Task prompt — Reply with only the number of lines that contain the string "React".

(Code that draws figures)
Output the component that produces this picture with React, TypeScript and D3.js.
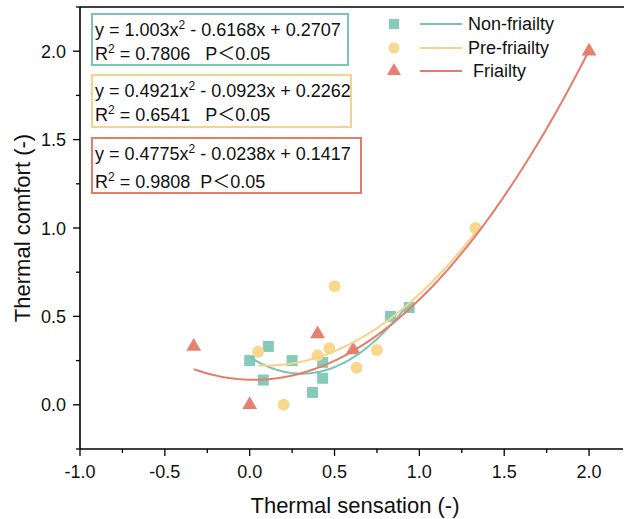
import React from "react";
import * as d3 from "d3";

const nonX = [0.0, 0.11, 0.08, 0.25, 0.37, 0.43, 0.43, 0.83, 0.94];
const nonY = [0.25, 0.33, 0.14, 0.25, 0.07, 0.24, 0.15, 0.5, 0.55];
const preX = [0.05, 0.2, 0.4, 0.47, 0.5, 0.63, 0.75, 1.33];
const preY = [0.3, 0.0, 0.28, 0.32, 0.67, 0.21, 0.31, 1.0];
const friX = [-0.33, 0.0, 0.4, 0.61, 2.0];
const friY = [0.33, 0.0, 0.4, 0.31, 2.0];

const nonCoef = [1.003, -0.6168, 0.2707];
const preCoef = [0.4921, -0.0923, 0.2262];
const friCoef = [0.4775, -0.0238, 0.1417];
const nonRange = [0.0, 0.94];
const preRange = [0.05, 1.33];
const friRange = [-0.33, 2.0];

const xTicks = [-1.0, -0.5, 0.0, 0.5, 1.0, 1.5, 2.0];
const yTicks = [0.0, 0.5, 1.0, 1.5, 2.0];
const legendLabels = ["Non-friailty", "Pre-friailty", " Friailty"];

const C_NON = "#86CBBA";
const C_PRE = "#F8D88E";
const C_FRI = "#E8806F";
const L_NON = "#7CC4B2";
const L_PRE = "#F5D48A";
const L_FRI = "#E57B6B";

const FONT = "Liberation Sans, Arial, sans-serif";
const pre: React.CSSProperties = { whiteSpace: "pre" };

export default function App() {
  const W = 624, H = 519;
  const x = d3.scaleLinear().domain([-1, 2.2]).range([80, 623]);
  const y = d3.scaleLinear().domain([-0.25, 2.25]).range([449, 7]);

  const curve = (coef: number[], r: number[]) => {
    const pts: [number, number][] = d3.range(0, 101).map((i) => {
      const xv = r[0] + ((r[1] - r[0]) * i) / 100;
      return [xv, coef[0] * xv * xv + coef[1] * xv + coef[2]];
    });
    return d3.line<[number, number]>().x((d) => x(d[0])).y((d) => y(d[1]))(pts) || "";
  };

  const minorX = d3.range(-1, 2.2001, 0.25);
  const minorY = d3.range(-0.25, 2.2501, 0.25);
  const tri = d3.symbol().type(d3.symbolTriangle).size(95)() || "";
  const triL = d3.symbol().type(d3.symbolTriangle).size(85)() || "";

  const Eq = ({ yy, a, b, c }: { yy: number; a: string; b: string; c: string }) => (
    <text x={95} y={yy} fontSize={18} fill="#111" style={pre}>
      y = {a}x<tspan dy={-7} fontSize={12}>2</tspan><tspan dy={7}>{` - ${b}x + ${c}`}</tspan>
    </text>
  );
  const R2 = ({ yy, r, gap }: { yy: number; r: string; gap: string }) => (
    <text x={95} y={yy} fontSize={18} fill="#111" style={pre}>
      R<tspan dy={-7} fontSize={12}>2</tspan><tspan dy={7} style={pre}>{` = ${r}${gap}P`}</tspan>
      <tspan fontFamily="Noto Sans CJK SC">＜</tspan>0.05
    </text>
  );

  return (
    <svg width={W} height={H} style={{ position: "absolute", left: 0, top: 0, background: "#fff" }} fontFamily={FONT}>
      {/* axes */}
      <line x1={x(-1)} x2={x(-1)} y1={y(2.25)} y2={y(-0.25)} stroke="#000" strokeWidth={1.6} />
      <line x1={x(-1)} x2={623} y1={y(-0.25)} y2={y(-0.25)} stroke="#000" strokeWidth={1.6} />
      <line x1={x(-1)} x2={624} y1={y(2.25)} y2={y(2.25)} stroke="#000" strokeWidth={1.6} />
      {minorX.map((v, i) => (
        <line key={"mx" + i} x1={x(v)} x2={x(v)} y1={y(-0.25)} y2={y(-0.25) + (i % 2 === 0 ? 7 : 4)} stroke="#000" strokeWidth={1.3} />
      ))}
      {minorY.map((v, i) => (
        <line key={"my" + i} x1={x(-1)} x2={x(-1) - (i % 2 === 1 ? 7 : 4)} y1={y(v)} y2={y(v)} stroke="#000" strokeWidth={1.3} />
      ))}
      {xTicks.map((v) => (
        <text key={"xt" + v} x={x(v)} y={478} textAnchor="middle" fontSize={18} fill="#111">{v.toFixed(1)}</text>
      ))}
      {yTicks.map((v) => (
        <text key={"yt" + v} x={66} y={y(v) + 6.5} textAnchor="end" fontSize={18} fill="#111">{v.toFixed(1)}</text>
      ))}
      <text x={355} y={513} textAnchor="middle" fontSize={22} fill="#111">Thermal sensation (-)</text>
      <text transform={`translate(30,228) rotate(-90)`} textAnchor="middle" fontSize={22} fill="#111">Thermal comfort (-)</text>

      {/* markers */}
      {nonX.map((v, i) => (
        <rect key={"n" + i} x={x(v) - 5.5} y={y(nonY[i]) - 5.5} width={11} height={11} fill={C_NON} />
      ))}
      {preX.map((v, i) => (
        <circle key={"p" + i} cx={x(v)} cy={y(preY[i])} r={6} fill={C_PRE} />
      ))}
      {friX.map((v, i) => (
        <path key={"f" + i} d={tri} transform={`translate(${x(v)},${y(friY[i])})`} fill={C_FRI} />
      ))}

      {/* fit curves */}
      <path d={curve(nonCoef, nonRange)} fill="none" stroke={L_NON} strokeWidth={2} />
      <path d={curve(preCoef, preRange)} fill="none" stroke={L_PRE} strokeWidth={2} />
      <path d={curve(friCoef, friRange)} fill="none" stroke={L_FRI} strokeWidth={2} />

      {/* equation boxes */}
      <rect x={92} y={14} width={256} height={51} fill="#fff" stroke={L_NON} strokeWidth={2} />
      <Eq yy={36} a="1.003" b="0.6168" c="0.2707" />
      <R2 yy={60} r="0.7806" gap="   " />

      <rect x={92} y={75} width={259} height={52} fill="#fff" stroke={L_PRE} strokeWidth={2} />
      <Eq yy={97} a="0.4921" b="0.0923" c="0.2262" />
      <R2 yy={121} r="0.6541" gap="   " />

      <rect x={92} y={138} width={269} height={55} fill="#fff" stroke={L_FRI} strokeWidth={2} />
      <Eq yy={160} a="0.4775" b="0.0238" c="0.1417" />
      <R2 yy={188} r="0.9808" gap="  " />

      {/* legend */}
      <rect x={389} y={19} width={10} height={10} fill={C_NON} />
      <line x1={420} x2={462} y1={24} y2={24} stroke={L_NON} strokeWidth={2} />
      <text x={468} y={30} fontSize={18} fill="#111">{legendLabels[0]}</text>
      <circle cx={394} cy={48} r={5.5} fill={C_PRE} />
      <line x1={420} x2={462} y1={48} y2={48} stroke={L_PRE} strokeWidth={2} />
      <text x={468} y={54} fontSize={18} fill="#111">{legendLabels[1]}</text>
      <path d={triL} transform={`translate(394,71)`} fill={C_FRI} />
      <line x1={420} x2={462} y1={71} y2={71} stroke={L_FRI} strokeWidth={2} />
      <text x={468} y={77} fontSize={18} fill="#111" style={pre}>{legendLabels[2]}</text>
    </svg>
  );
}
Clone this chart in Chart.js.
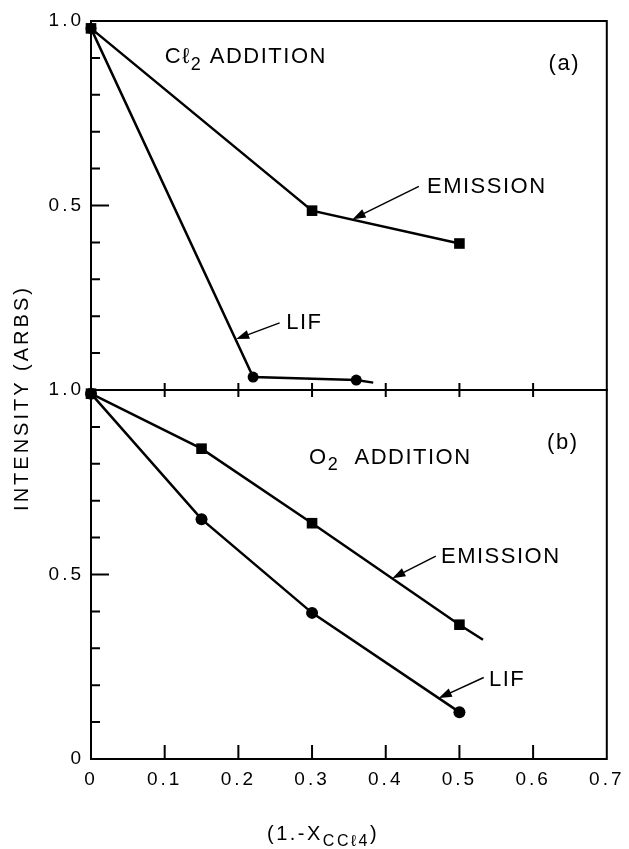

Answer in full — 3